Acaso por ser lo que más se ofrecía a su vista, en el viajero español, es de mendigos de que nos habla Borrow. Bien es verdad que desde que, en camino de Elvas a Badajoz, en el momento mismo de entrar en España, al atravesar el riachuelo fronterizo, le saluda la salmodia de un mendigo español pidiéndole una limosna. Pedía no para comer, sino para emborracharse. Pagaba con bendiciones a quien le daba la limosna y con maldiciones a quien se la negaba. Por todas partes, mendigos, mendigos en legión. En las ciudades y en los villorrios, en las calles y al borde de los caminos.

En Madrid encuentra los «mendigos de la Mancha, hombres y mujeres que. embozados en burdas mantas, imploran indistintamente la caridad a las puertas de los palacios o de las cárceles». De Galicia, el suizo Mol, le dice que no le gusta el país «porque allí todos mendigan, y como apenas tienen para ellos, menos tienen para él, que es forastero». Y Borrow lo comprueba. En Ferrol «la mitad de los habitantes piden limosna»... «Una turba de pordioseros importunos me siguió hasta la posada y aun intentó penetrar en mi habitación.» En Santiago de Compostela, el librero lo lleva a ver las chozas en que viven los leprosos—ya no suena la carraca, como en los siglos medios, anunciando el campamento donde se hacinaban los gafos—y le dice: «En otro tiempo la leprosería estaba bien dotada. Ahora los leprosos menos repulsivos se sitúan por lo común al borde de la carretera y mendigan para todos.»
En Sevilla, «las calles son angostas, mal pavimentadas, llenas de suciedad y mendigos». Allí conoce a Manuel, hombre miserable, sin casa, sin dinero, hambriento y destrozado, pero «de condición natural tan noble, honrado, humilde, pero digno».

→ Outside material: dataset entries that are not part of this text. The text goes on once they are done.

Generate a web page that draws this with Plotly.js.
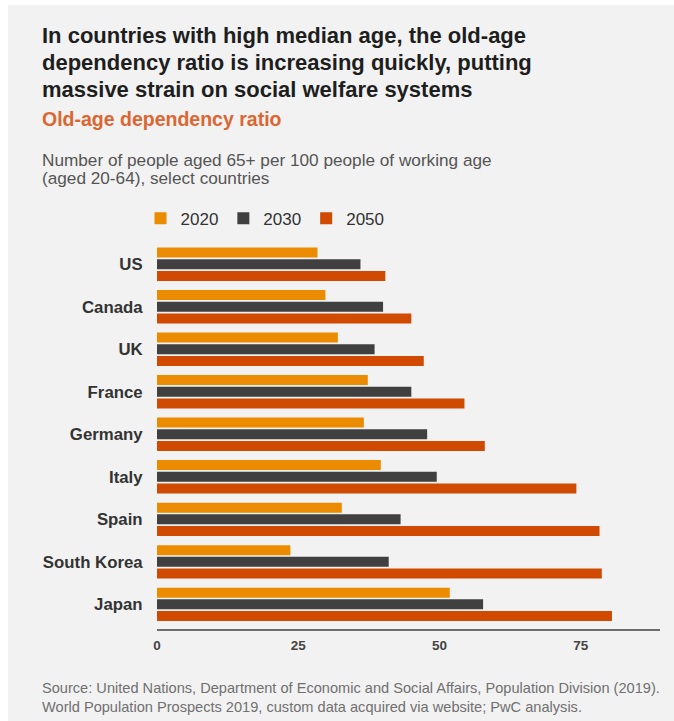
<!DOCTYPE html>
<html>
<head>
<meta charset="utf-8">
<script src="https://cdn.plot.ly/plotly-3.0.1.min.js"></script>
<style>
  html, body { margin: 0; padding: 0; background: #ffffff; }
  #chart { position: absolute; left: 8px; top: 5px; width: 666px; height: 716px; }
</style>
</head>
<body>
<div id="chart"></div>
<script>
// ---- Data ----
const countries = ["US", "Canada", "UK", "France", "Germany", "Italy", "Spain", "South Korea", "Japan"];
const years = ["2020", "2030", "2050"];
const values2020 = [28.4, 29.8, 32.0, 37.3, 36.6, 39.6, 32.7, 23.6, 51.8];
const values2030 = [36.0, 40.0, 38.5, 45.0, 47.8, 49.5, 43.1, 41.0, 57.7];
const values2050 = [40.4, 45.0, 47.2, 54.4, 58.0, 74.2, 78.3, 78.7, 80.5];
const xTicks = [0, 25, 50, 75];

const titleLines = [
  "In countries with high median age, the old-age",
  "dependency ratio is increasing quickly, putting",
  "massive strain on social welfare systems"
];
const subtitle = "Old-age dependency ratio";
const descLines = [
  "Number of people aged 65+ per 100 people of working age",
  "(aged 20-64), select countries"
];
const sourceLines = [
  "Source: United Nations, Department of Economic and Social Affairs, Population Division (2019).",
  "World Population Prospects 2019, custom data acquired via website; PwC analysis."
];

// ---- Styles ----
const colors = ["#eb8c00", "#404041", "#d04a02"];
const FONT = "Liberation Sans, Arial, Helvetica, sans-serif";

const W = 666, H = 716;
const M = { l: 148.5, r: 14, t: 238.25, b: 91.7 };
const PW = W - M.l - M.r, PH = H - M.t - M.b;
// convert page pixel coordinates (full image) to paper coords
const px = X => ((X - 8) - M.l) / PW;
const py = Y => (M.t + PH - (Y - 5)) / PH;

const series = [values2020, values2030, values2050];
const traces = series.map((vals, i) => ({
  type: "bar",
  orientation: "h",
  name: years[i],
  x: vals,
  y: countries,
  marker: { color: colors[i] },
  hoverinfo: "x+name"
}));

const annotations = [];
const addText = (text, X, Y, size, color, bold) => {
  annotations.push({
    xref: "paper", yref: "paper",
    x: px(X), y: py(Y),
    xanchor: "left", yanchor: "middle",
    showarrow: false,
    align: "left",
    text: bold ? "<b>" + text + "</b>" : text,
    font: { family: FONT, size: size, color: color }
  });
};
titleLines.forEach((t, i) => addText(t, 39, [35.5, 62.5, 89.5][i], 22, "#1e1e1e", true));
addText(subtitle, 39, 119, 19.5, "#dc6632", true);
descLines.forEach((t, i) => addText(t, 39, [160, 178.5][i], 17.2, "#555555", false));
sourceLines.forEach((t, i) => addText(t, 39, [688, 707.5][i], 14.6, "#707070", false));

const layout = {
  width: W, height: H,
  margin: M,
  paper_bgcolor: "#f2f2f2",
  plot_bgcolor: "#f2f2f2",
  barmode: "group",
  bargap: 0.175,
  bargroupgap: 0.145,
  showlegend: true,
  legend: {
    orientation: "h",
    x: px(140), xanchor: "left",
    y: py(219), yanchor: "middle",
    traceorder: "normal",
    font: { family: FONT, size: 17, color: "#333333" },
    bgcolor: "rgba(0,0,0,0)",
    itemwidth: 30
  },
  xaxis: {
    range: [0, 89],
    tickvals: xTicks,
    ticktext: xTicks.map(String),
    showgrid: false,
    zeroline: false,
    showline: true,
    linecolor: "#6d6d6d",
    linewidth: 2,
    ticks: "outside",
    ticklen: 3,
    tickcolor: "rgba(0,0,0,0)",
    tickfont: { family: FONT, size: 13.5, color: "#444444", weight: "bold" },
    fixedrange: true
  },
  yaxis: {
    type: "category",
    range: [8.58, -0.5],
    showgrid: false,
    zeroline: false,
    showline: false,
    ticks: "outside",
    ticklen: 10,
    tickcolor: "rgba(0,0,0,0)",
    tickfont: { family: FONT, size: 16.8, color: "#333333", weight: "bold" },
    fixedrange: true
  },
  annotations: annotations
};

Plotly.newPlot("chart", traces, layout, { displayModeBar: false, staticPlot: false });
</script>
</body>
</html>
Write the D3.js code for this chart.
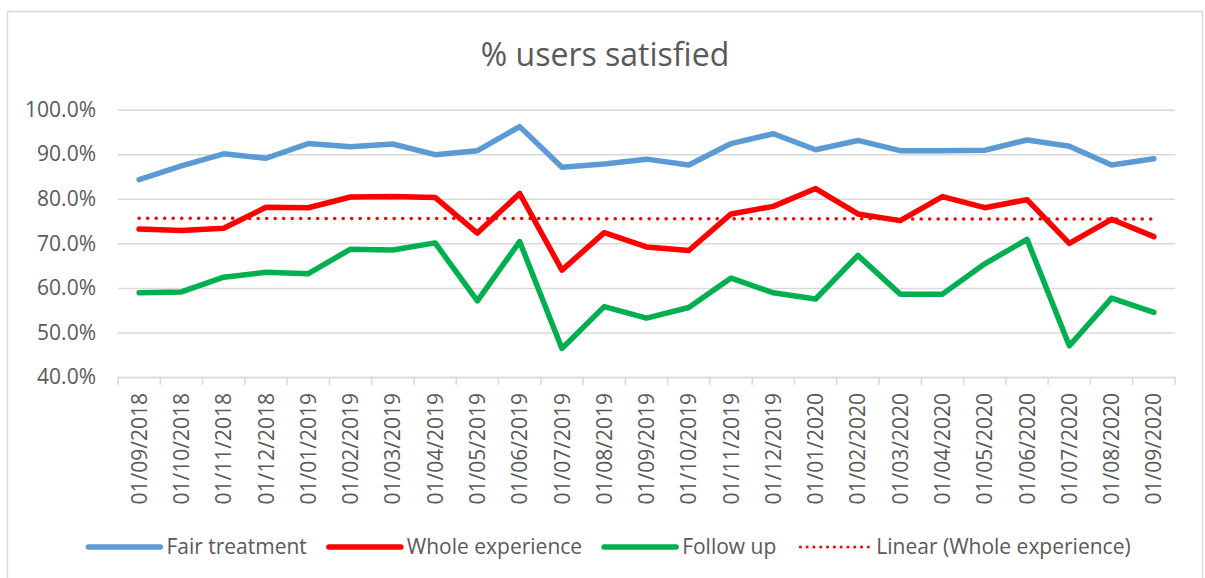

Borrow apuntaba algunas consideraciones de pasada: España era uno de los pocos países de Europa donde nunca se insulta a la pobreza ni se mira con desprecio. En España, los mismos mendigos no se sienten degradados porque no besan ningún pie e ignoran lo que es verse abofeteados y escupidos.
Cierto. De ahí que perdurara esa especie de mendicidad andante, par de la hidalguía caballeresca, que si antaño tuvo segura la sopa boba de los conventos, ahora se asegura las sobras del rancho o la pitanza en los comedores de caridad.